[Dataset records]
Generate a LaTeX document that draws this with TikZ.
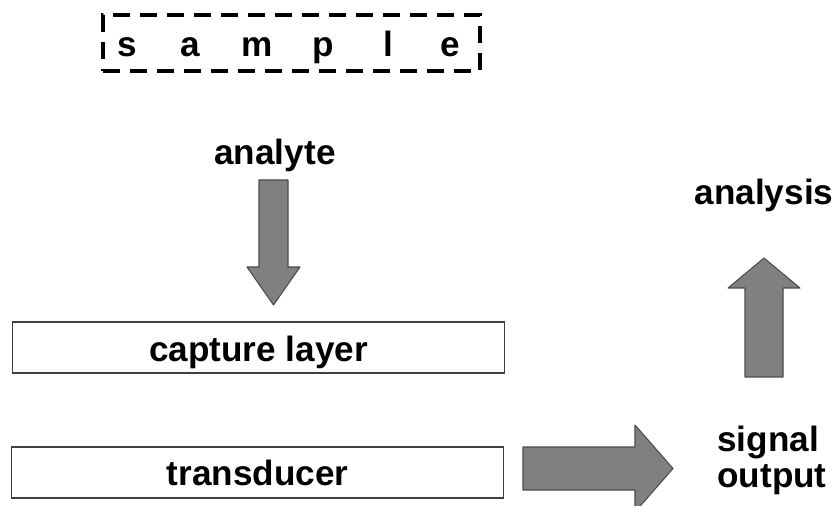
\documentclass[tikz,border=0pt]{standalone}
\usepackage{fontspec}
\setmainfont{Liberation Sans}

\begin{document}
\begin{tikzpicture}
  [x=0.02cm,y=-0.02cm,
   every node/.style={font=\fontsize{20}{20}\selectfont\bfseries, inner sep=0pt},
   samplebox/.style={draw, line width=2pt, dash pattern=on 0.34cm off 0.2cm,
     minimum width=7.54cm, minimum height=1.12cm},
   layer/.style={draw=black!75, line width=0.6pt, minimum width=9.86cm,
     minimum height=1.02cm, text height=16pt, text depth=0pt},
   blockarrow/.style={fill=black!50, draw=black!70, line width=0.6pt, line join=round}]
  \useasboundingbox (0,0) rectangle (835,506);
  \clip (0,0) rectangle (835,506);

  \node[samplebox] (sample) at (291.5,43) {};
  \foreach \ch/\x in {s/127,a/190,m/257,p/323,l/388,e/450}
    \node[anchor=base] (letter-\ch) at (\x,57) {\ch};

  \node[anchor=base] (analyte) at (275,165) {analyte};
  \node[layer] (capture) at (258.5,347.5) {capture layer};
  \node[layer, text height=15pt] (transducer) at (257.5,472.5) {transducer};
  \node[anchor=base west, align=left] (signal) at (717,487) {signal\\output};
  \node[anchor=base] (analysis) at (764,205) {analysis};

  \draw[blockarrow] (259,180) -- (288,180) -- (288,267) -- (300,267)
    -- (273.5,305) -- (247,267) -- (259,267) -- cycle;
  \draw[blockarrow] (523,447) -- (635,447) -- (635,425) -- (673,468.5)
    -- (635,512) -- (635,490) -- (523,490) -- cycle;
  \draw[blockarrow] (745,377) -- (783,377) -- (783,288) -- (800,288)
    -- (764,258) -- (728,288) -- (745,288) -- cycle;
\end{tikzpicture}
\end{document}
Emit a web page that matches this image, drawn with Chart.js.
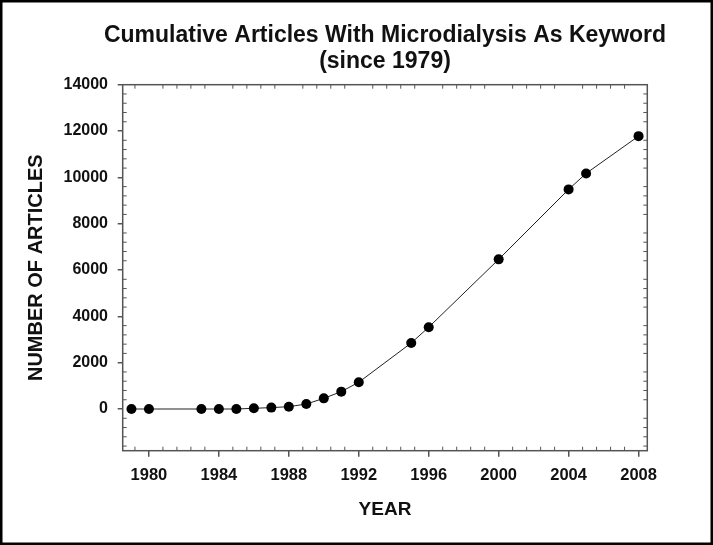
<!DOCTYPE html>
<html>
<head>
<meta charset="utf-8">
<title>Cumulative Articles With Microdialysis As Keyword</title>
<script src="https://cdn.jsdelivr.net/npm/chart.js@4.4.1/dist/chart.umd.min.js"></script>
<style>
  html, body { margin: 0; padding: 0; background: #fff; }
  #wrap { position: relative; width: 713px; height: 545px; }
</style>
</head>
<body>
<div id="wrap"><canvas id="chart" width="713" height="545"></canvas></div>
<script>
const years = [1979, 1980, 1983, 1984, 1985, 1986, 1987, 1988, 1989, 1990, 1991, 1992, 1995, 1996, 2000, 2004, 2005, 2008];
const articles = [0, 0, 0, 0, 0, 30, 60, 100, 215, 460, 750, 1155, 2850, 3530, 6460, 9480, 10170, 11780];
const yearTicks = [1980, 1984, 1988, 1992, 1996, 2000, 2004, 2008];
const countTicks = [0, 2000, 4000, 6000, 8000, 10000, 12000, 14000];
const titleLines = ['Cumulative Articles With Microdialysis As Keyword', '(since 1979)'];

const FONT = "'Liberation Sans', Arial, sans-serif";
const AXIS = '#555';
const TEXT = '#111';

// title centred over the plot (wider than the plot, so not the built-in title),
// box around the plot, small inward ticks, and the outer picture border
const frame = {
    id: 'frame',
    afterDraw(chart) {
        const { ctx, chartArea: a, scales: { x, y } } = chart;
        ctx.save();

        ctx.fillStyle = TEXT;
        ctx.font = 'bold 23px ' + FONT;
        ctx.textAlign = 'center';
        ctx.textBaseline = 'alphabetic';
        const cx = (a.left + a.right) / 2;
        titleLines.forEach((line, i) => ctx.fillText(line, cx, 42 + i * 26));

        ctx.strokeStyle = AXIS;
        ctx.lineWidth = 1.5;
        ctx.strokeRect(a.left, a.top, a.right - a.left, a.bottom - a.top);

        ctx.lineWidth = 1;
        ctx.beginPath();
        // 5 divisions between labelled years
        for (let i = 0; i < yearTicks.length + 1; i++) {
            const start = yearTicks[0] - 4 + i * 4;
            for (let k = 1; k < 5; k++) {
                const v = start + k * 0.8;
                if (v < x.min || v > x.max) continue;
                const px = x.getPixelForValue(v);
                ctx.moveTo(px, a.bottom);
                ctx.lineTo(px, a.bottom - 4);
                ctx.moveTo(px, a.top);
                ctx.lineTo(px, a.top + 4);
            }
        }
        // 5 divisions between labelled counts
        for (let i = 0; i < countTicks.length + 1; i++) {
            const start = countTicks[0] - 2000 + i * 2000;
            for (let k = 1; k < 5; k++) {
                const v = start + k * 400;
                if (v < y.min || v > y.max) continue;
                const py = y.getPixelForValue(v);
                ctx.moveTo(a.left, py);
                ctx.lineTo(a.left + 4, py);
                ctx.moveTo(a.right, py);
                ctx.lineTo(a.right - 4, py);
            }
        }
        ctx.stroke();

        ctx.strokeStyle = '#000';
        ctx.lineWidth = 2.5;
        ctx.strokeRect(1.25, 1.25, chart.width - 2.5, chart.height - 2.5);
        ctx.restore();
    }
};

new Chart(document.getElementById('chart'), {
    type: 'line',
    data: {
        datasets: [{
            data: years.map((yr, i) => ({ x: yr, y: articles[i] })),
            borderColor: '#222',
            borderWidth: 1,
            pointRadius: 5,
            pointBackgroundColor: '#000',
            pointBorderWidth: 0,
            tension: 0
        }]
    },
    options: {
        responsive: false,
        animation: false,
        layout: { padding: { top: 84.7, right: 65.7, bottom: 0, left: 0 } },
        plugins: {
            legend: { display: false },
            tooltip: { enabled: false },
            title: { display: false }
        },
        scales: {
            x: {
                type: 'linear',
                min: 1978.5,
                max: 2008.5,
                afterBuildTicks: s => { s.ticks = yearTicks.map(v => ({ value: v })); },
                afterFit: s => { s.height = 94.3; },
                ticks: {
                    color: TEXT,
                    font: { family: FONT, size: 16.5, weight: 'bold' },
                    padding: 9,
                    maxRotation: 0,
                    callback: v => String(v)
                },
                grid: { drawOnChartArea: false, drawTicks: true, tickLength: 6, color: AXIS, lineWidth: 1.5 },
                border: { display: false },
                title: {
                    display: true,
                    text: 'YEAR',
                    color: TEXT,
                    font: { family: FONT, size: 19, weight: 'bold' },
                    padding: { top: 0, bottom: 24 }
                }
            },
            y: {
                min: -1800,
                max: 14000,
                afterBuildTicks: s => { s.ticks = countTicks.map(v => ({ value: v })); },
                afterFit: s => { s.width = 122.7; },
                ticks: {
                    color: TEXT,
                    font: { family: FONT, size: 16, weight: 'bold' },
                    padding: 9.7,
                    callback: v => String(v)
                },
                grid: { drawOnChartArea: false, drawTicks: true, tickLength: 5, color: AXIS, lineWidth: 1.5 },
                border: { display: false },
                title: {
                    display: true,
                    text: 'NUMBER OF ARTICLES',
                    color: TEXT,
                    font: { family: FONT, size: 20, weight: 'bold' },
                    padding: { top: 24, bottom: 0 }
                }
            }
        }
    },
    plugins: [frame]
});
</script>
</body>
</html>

# Directive
Repeat the records above exactly, leaving out the pictures.

# Answer in full
Generate a LaTeX document that draws this with TikZ.
\documentclass[tikz,border=0pt]{standalone}
\usepackage{fontspec}
\setmainfont{Liberation Sans}

\begin{document}
\begin{tikzpicture}
  [x=0.02cm,y=-0.02cm,
   every node/.style={font=\fontsize{20}{20}\selectfont\bfseries, inner sep=0pt},
   samplebox/.style={draw, line width=2pt, dash pattern=on 0.34cm off 0.2cm,
     minimum width=7.54cm, minimum height=1.12cm},
   layer/.style={draw=black!75, line width=0.6pt, minimum width=9.86cm,
     minimum height=1.02cm, text height=16pt, text depth=0pt},
   blockarrow/.style={fill=black!50, draw=black!70, line width=0.6pt, line join=round}]
  \useasboundingbox (0,0) rectangle (835,506);
  \clip (0,0) rectangle (835,506);

  \node[samplebox] (sample) at (291.5,43) {};
  \foreach \ch/\x in {s/127,a/190,m/257,p/323,l/388,e/450}
    \node[anchor=base] (letter-\ch) at (\x,57) {\ch};

  \node[anchor=base] (analyte) at (275,165) {analyte};
  \node[layer] (capture) at (258.5,347.5) {capture layer};
  \node[layer, text height=15pt] (transducer) at (257.5,472.5) {transducer};
  \node[anchor=base west, align=left] (signal) at (717,487) {signal\\output};
  \node[anchor=base] (analysis) at (764,205) {analysis};

  \draw[blockarrow] (259,180) -- (288,180) -- (288,267) -- (300,267)
    -- (273.5,305) -- (247,267) -- (259,267) -- cycle;
  \draw[blockarrow] (523,447) -- (635,447) -- (635,425) -- (673,468.5)
    -- (635,512) -- (635,490) -- (523,490) -- cycle;
  \draw[blockarrow] (745,377) -- (783,377) -- (783,288) -- (800,288)
    -- (764,258) -- (728,288) -- (745,288) -- cycle;
\end{tikzpicture}
\end{document}
Emit a web page that matches this image, drawn with Chart.js.
<!DOCTYPE html>
<html>
<head>
<meta charset="utf-8">
<title>Cumulative Articles With Microdialysis As Keyword</title>
<script src="https://cdn.jsdelivr.net/npm/chart.js@4.4.1/dist/chart.umd.min.js"></script>
<style>
  html, body { margin: 0; padding: 0; background: #fff; }
  #wrap { position: relative; width: 713px; height: 545px; }
</style>
</head>
<body>
<div id="wrap"><canvas id="chart" width="713" height="545"></canvas></div>
<script>
const years = [1979, 1980, 1983, 1984, 1985, 1986, 1987, 1988, 1989, 1990, 1991, 1992, 1995, 1996, 2000, 2004, 2005, 2008];
const articles = [0, 0, 0, 0, 0, 30, 60, 100, 215, 460, 750, 1155, 2850, 3530, 6460, 9480, 10170, 11780];
const yearTicks = [1980, 1984, 1988, 1992, 1996, 2000, 2004, 2008];
const countTicks = [0, 2000, 4000, 6000, 8000, 10000, 12000, 14000];
const titleLines = ['Cumulative Articles With Microdialysis As Keyword', '(since 1979)'];

const FONT = "'Liberation Sans', Arial, sans-serif";
const AXIS = '#555';
const TEXT = '#111';

// title centred over the plot (wider than the plot, so not the built-in title),
// box around the plot, small inward ticks, and the outer picture border
const frame = {
    id: 'frame',
    afterDraw(chart) {
        const { ctx, chartArea: a, scales: { x, y } } = chart;
        ctx.save();

        ctx.fillStyle = TEXT;
        ctx.font = 'bold 23px ' + FONT;
        ctx.textAlign = 'center';
        ctx.textBaseline = 'alphabetic';
        const cx = (a.left + a.right) / 2;
        titleLines.forEach((line, i) => ctx.fillText(line, cx, 42 + i * 26));

        ctx.strokeStyle = AXIS;
        ctx.lineWidth = 1.5;
        ctx.strokeRect(a.left, a.top, a.right - a.left, a.bottom - a.top);

        ctx.lineWidth = 1;
        ctx.beginPath();
        // 5 divisions between labelled years
        for (let i = 0; i < yearTicks.length + 1; i++) {
            const start = yearTicks[0] - 4 + i * 4;
            for (let k = 1; k < 5; k++) {
                const v = start + k * 0.8;
                if (v < x.min || v > x.max) continue;
                const px = x.getPixelForValue(v);
                ctx.moveTo(px, a.bottom);
                ctx.lineTo(px, a.bottom - 4);
                ctx.moveTo(px, a.top);
                ctx.lineTo(px, a.top + 4);
            }
        }
        // 5 divisions between labelled counts
        for (let i = 0; i < countTicks.length + 1; i++) {
            const start = countTicks[0] - 2000 + i * 2000;
            for (let k = 1; k < 5; k++) {
                const v = start + k * 400;
                if (v < y.min || v > y.max) continue;
                const py = y.getPixelForValue(v);
                ctx.moveTo(a.left, py);
                ctx.lineTo(a.left + 4, py);
                ctx.moveTo(a.right, py);
                ctx.lineTo(a.right - 4, py);
            }
        }
        ctx.stroke();

        ctx.strokeStyle = '#000';
        ctx.lineWidth = 2.5;
        ctx.strokeRect(1.25, 1.25, chart.width - 2.5, chart.height - 2.5);
        ctx.restore();
    }
};

new Chart(document.getElementById('chart'), {
    type: 'line',
    data: {
        datasets: [{
            data: years.map((yr, i) => ({ x: yr, y: articles[i] })),
            borderColor: '#222',
            borderWidth: 1,
            pointRadius: 5,
            pointBackgroundColor: '#000',
            pointBorderWidth: 0,
            tension: 0
        }]
    },
    options: {
        responsive: false,
        animation: false,
        layout: { padding: { top: 84.7, right: 65.7, bottom: 0, left: 0 } },
        plugins: {
            legend: { display: false },
            tooltip: { enabled: false },
            title: { display: false }
        },
        scales: {
            x: {
                type: 'linear',
                min: 1978.5,
                max: 2008.5,
                afterBuildTicks: s => { s.ticks = yearTicks.map(v => ({ value: v })); },
                afterFit: s => { s.height = 94.3; },
                ticks: {
                    color: TEXT,
                    font: { family: FONT, size: 16.5, weight: 'bold' },
                    padding: 9,
                    maxRotation: 0,
                    callback: v => String(v)
                },
                grid: { drawOnChartArea: false, drawTicks: true, tickLength: 6, color: AXIS, lineWidth: 1.5 },
                border: { display: false },
                title: {
                    display: true,
                    text: 'YEAR',
                    color: TEXT,
                    font: { family: FONT, size: 19, weight: 'bold' },
                    padding: { top: 0, bottom: 24 }
                }
            },
            y: {
                min: -1800,
                max: 14000,
                afterBuildTicks: s => { s.ticks = countTicks.map(v => ({ value: v })); },
                afterFit: s => { s.width = 122.7; },
                ticks: {
                    color: TEXT,
                    font: { family: FONT, size: 16, weight: 'bold' },
                    padding: 9.7,
                    callback: v => String(v)
                },
                grid: { drawOnChartArea: false, drawTicks: true, tickLength: 5, color: AXIS, lineWidth: 1.5 },
                border: { display: false },
                title: {
                    display: true,
                    text: 'NUMBER OF ARTICLES',
                    color: TEXT,
                    font: { family: FONT, size: 20, weight: 'bold' },
                    padding: { top: 24, bottom: 0 }
                }
            }
        }
    },
    plugins: [frame]
});
</script>
</body>
</html>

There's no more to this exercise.